The Central Bank has calculated, on the basis of a range of models, that residential property is now undervalued by between 12% and 26%. In essence, it has indicated that houses people can afford are not moving. This is having a significant impact on the economy, particularly the domestic economy. What is particularly worrying is that banks appear to be doing their best to turn down loan applications from potential buyers. Mortgage brokers all over the State are saying banks are turning away people with immaculate credit histories. People with a clear ability to make repayments on mortgages are still not securing loans. We have seen this already in a different category, namely, loans to small and medium-sized businesses. It is very worrying that only 6,300 first-time buyers were able to get a mortgage in 2011. This was 40% lower than the figure for 2010. Clearly, that is a drag on the economy. It is a very serious issue and of considerable concern.
Essentially, the Central Bank seems to be stating the mortgage market is dead and that nothing is moving.
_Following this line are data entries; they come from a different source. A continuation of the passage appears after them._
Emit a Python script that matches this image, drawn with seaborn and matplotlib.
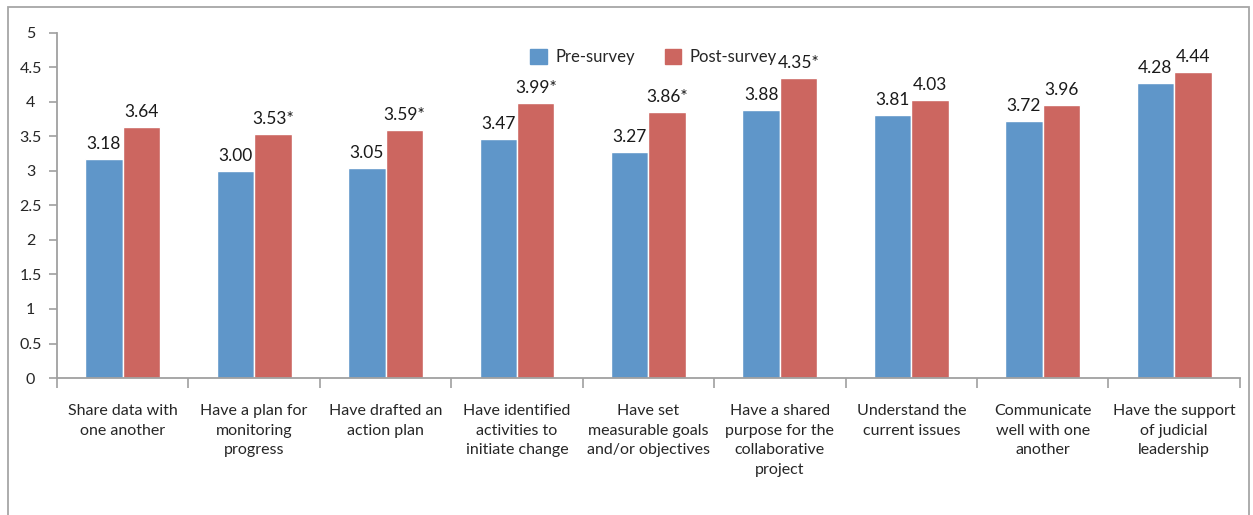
import matplotlib
matplotlib.use('Agg')
import matplotlib.pyplot as plt
import matplotlib.patches as mpatches
import seaborn as sns
import pandas as pd
import numpy as np

# data
categories = ['Share data with\none another',
              'Have a plan for\nmonitoring\nprogress',
              'Have drafted an\naction plan',
              'Have identified\nactivities to\ninitiate change',
              'Have set\nmeasurable goals\nand/or objectives',
              'Have a shared\npurpose for the\ncollaborative\nproject',
              'Understand the\ncurrent issues',
              'Communicate\nwell with one\nanother',
              'Have the support\nof judicial\nleadership']
pre_survey = [3.18, 3.00, 3.05, 3.47, 3.27, 3.88, 3.81, 3.72, 4.28]
post_survey = [3.64, 3.53, 3.59, 3.99, 3.86, 4.35, 4.03, 3.96, 4.44]
post_signif = [False, True, True, True, True, True, False, False, False]
series = ['Pre-survey', 'Post-survey']
colors = ['#5F96C9', '#CC6660']

df = pd.DataFrame({
    'category': categories * 2,
    'score': pre_survey + post_survey,
    'survey': [series[0]] * len(categories) + [series[1]] * len(categories),
})

sns.set_theme(style='white')
plt.rcParams['font.family'] = ['Lato', 'DejaVu Sans']

fig = plt.figure(figsize=(12.53, 5.15), dpi=100)
ax = fig.add_axes([0.0455, 0.266, 0.944, 0.67])

sns.barplot(data=df, x='category', y='score', hue='survey', palette=colors,
            width=0.57, saturation=1, ax=ax, legend=False)

# value labels
pre_labels = [f'{v:.2f}' for v in pre_survey]
post_labels = [f'{v:.2f}' + ('*' if s else '') for v, s in zip(post_survey, post_signif)]
ax.bar_label(ax.containers[0], labels=pre_labels, padding=5, fontsize=12.5, color='#1a1a1a')
ax.bar_label(ax.containers[1], labels=post_labels, padding=5, fontsize=12.5, color='#1a1a1a')

ax.set_ylim(0, 5)
ax.set_xlim(-0.5, len(categories) - 0.5)
ax.set_yticks(np.arange(0, 5.01, 0.5))
ax.set_yticklabels(['0', '0.5', '1', '1.5', '2', '2.5', '3', '3.5', '4', '4.5', '5'])
ax.set_xlabel('')
ax.set_ylabel('')

# category labels at centres, tick marks at the boundaries
ax.set_xticks(range(len(categories)))
ax.set_xticklabels(categories, fontsize=11.5, linespacing=1.5, va='top')
ax.set_xticks(np.arange(-0.5, len(categories), 1), minor=True)
ax.tick_params(axis='x', which='major', bottom=True, length=0, pad=19)
ax.tick_params(axis='x', which='minor', bottom=True, length=7, width=1.2,
               color='#A0A0A0', direction='out')
ax.tick_params(axis='y', left=True, length=6, width=1.2, color='#A0A0A0',
               direction='out', labelsize=11.5, pad=13)
for t in ax.get_yticklabels():
    t.set_horizontalalignment('center')

for side in ['top', 'right']:
    ax.spines[side].set_visible(False)
for side in ['left', 'bottom']:
    ax.spines[side].set_color('#A0A0A0')
    ax.spines[side].set_linewidth(1.3)

handles = [mpatches.Patch(color=c, label=s) for c, s in zip(colors, series)]
ax.legend(handles=handles, loc='center left', bbox_to_anchor=(0.393, 0.93),
          ncol=2, frameon=False, fontsize=12, handlelength=1.0, handleheight=1.0,
          columnspacing=1.8, handletextpad=0.5, borderpad=0)

# outer chart frame
fig.add_artist(mpatches.Rectangle((0.0065, -0.02), 0.99, 1.006, transform=fig.transFigure,
                                  fill=False, edgecolor='#A6A6A6', linewidth=1.3))

plt.savefig('out.png', dpi=100)
plt.close()
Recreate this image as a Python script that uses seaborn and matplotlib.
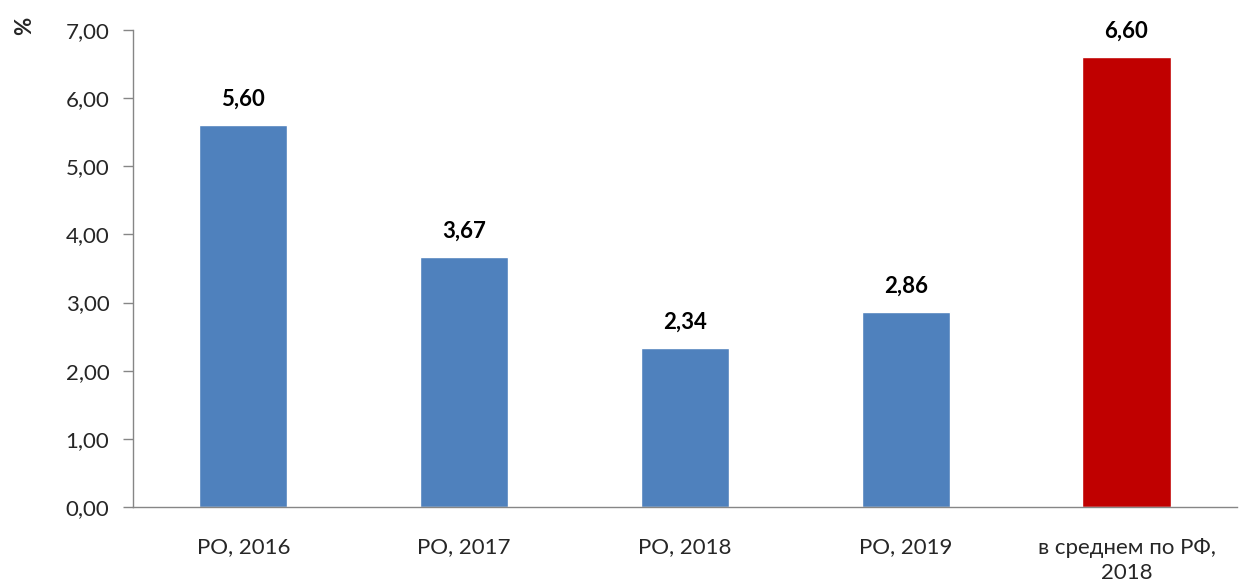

People who want and can afford to purchase their own home are not able to do so because the banks are not lending to them. We all know that the level of mortgage transactions can have a very significant impact on economic activity such as the number of plumbers, painters and carpenters who will be employed, as well as retail activity levels in the hardware and DIY sectors. There is a clear link between what is happening on the retail side and the lack of transactions on the housing side. It seems the banks are failing to provide credit for families who are in a position to purchase houses.
What does the Government intend to do about this? When recapitalisation of the banks took place last July, there was a degree of optimism on the Government side that this would have a significant impact on investor confidence in the wider domestic economy, but this has not happened. Where is there a lack of activity and why is there inertia from a policy perspective?